Cape Willoughby lighthouse (NR)

Cape Willoughby is on the easternmost point of KI, overlooking Backstairs Passage. Both Cape Willoughby and Backstairs Passage were named by Matthew Flinders in 1802. He is thought to have named the cape after a parish in his native county of Lincolnshire in England. Baudin’s expedition would have named the cape ‘Cape Sane’. The 27m (or 28m) high Cape Willoughby lighthouse was opened in 1852, making it SA’s first lighthouse. It was constructed from granite and limestone quarried from an adjacent crevice. It was first called the Sturt Light in honour of Captain Charles Sturt.
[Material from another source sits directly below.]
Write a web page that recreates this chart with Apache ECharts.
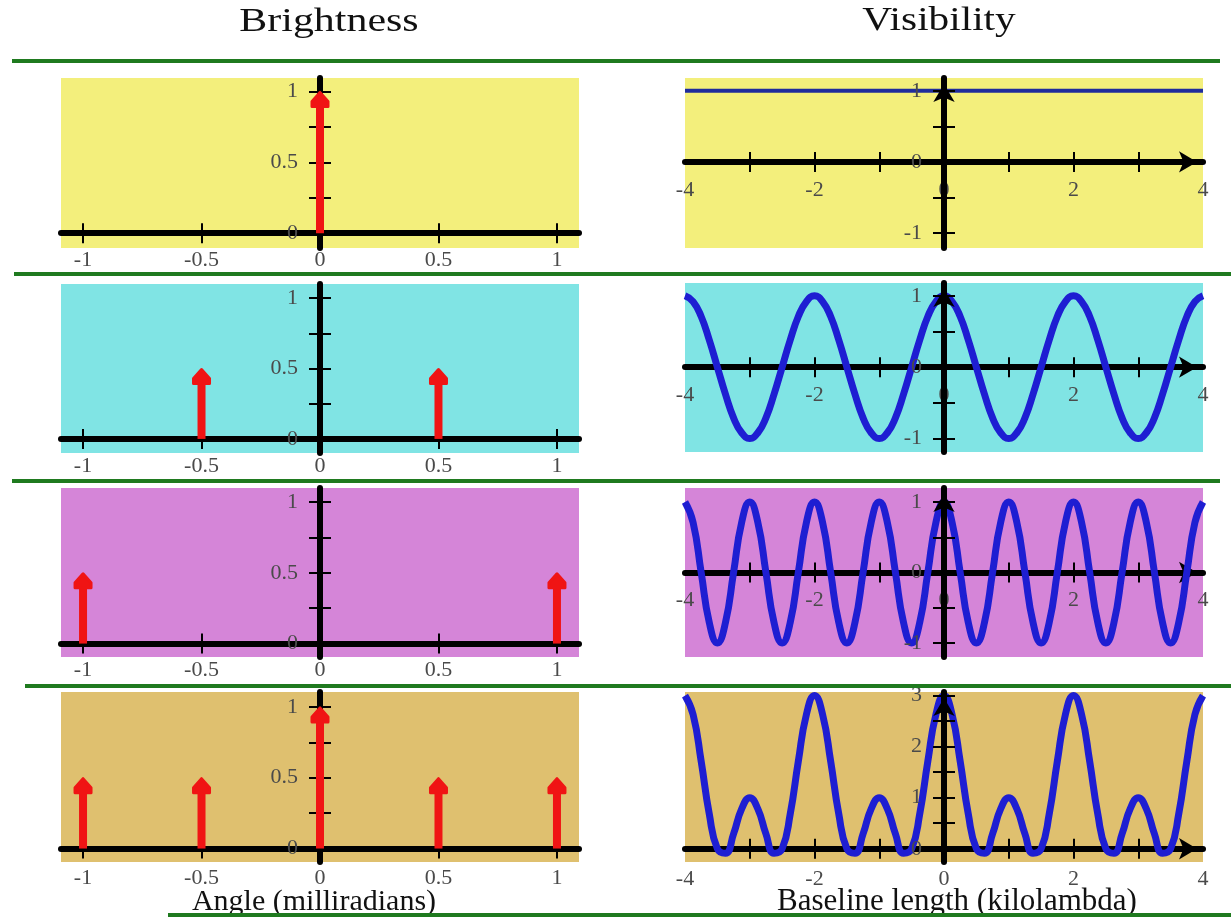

The light first shone in January 1852. The original keepers settlement was in a valley ½ mile from the light. It was close to the beach where supplies were landed and a jetty was built there. Apart from the jetty, the small settlement consisted of a boat ramp, a boat shed, stores building, butchery, blacksmith’s building and two assistant keepers' cottages. The light keepers would have to walk the ½ mile from the stone cottages to the lighthouse to work. The head keeper’s stone cottage, however, was near the light.

 

A report in 1882 suggested that there was difficulty walking the ½ mile hill from the cottages to the lighthouse with the head winds and rain. As a result of the report, new light keepers’ cottages were built close to the lighthouse in 1912. According to “A Cruising Guide to Historic Gulf Ports – Vol.2” by Graham Scarce, however, the keepers’ stone cottages were replaced with timber and fibro ones in 1927. The ruins of the original lighthouse keepers’ cottages and jetty can apparently still be seen.

Three cottages are said to have been built in 1927 and two are available for short-term use by tourists. It seems that the cottages are called the Seymour and Thomas Cottages.

The lighthouse became fully automated in 1974.